I thought the custom detector does not work with segmentation and only is able to create bounding boxes? I did not try that yet because in the examples given, there were none that were doing instance segmentation.
Indeed the custom detector ingestion is only for bounding boxes, sorry for the confusion.
Still, does the sample run and what’s your SDK version? I’m asking to identify if the issue is ZED SDK-related or if it’s “just” a question of Python implementation, as this would require a different approach.
I believe the ZED SDK is version SDK 4.0. I am using it in Ubuntu 20. When I run the script it shows Segmentation Fault. This is when I am trying to iterate the results that I get from the model. I think the ‘for result in results’ is what causing the error because I tried not to parse through the results and simply tried to print the result variable and it is able to print the generator.
As I said in this post (thanks for the question, it was indeed not clear), the custom detector is able to output segmentation, but you can only input bounding boxes to it.

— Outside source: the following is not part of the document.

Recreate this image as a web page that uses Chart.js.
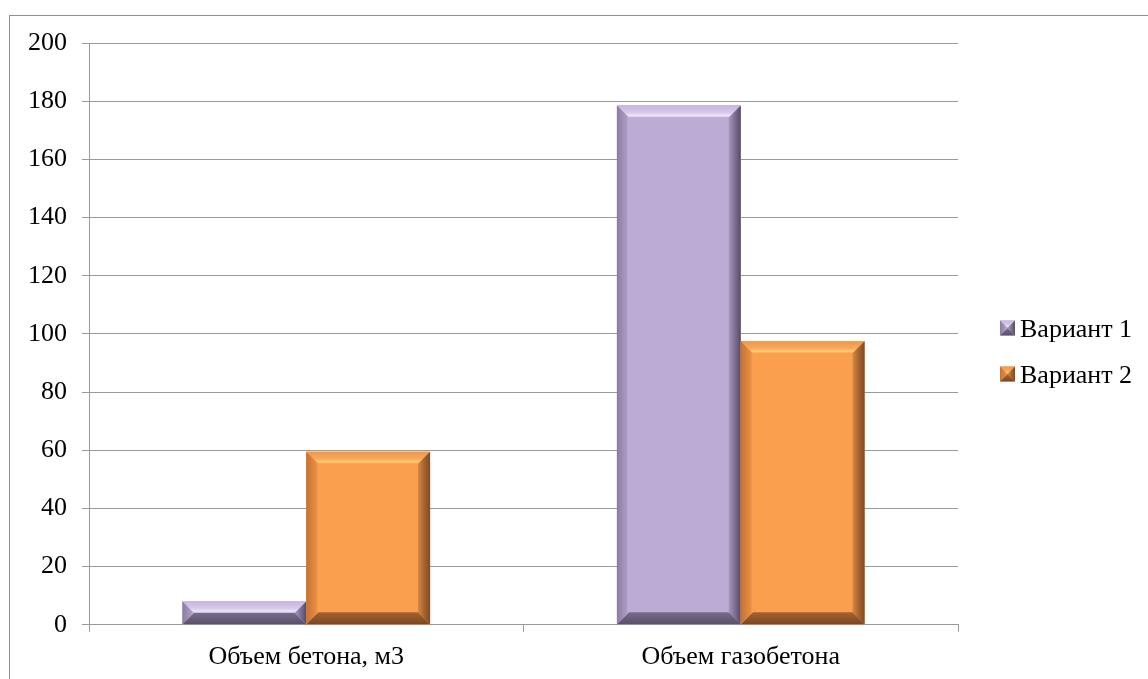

So it’s not that it’s not capable of segmentation, just not capable of ingesting it.
In the sample you’re using, if you comment out the predict and for loop, does the code run? If yes, sorry but that’s not a ZED SDK issue and I won’t be able to help, you would have more luck looking for YOLO samples probably.
However, you may be able to achieve what you want by adding an overlay to the image using the ObjectData.mask data if you enable the segmentation in the custom OD sample.
@JPlou I think I solved the problem. It had something to do with the version of PyTorch I was using.I had to install a specific torch version and it works. I am able to run inferences on each frame from the ZED Camera. Although I do want to know how to increase my FPS because currently it takes about 5-6 fps even when I fix my fps for the camera as 60fps. Is there a way to boost it? Perhaps accelerate my model using TensorRT?
Do you get similar fps with the classic object detection sample?
Lowering the resolution or reducing the framerate may help, but if it’s the custom detector that takes too much time, sorry I can’t help much with this.
with the classic object detection sample, I get about 20-25fps if I fix it at 60fps. Here I tried various depth modes like NEURAL and PERFORMANCE and although PERFORMANCE gave a higher fps, the quality of the depth map was in question and so I had to use NEURAL for better accuracy.
About 25 fps is the expected rate for OD on Orin NX, when not using the NEURAL depth mode. Using it will decrease the performance while increasing the accuracy of the depth.
Yes sure. I am using the ZED Orin Box with ZED X Camera. I did see a trend of about 20-25fps for object detection with PERFORMANCE and when I switched up to NEURAL it went further down. When I use YOLOv8 it goes further down to ~5fps which is too far down. I am using the ‘CUDA’ enabled torch in the box but it did not help whatsoever. Should I look to accelerate the YOLOv8 model or should I focus on the extrinsic and intrinsic parameters of the Camera?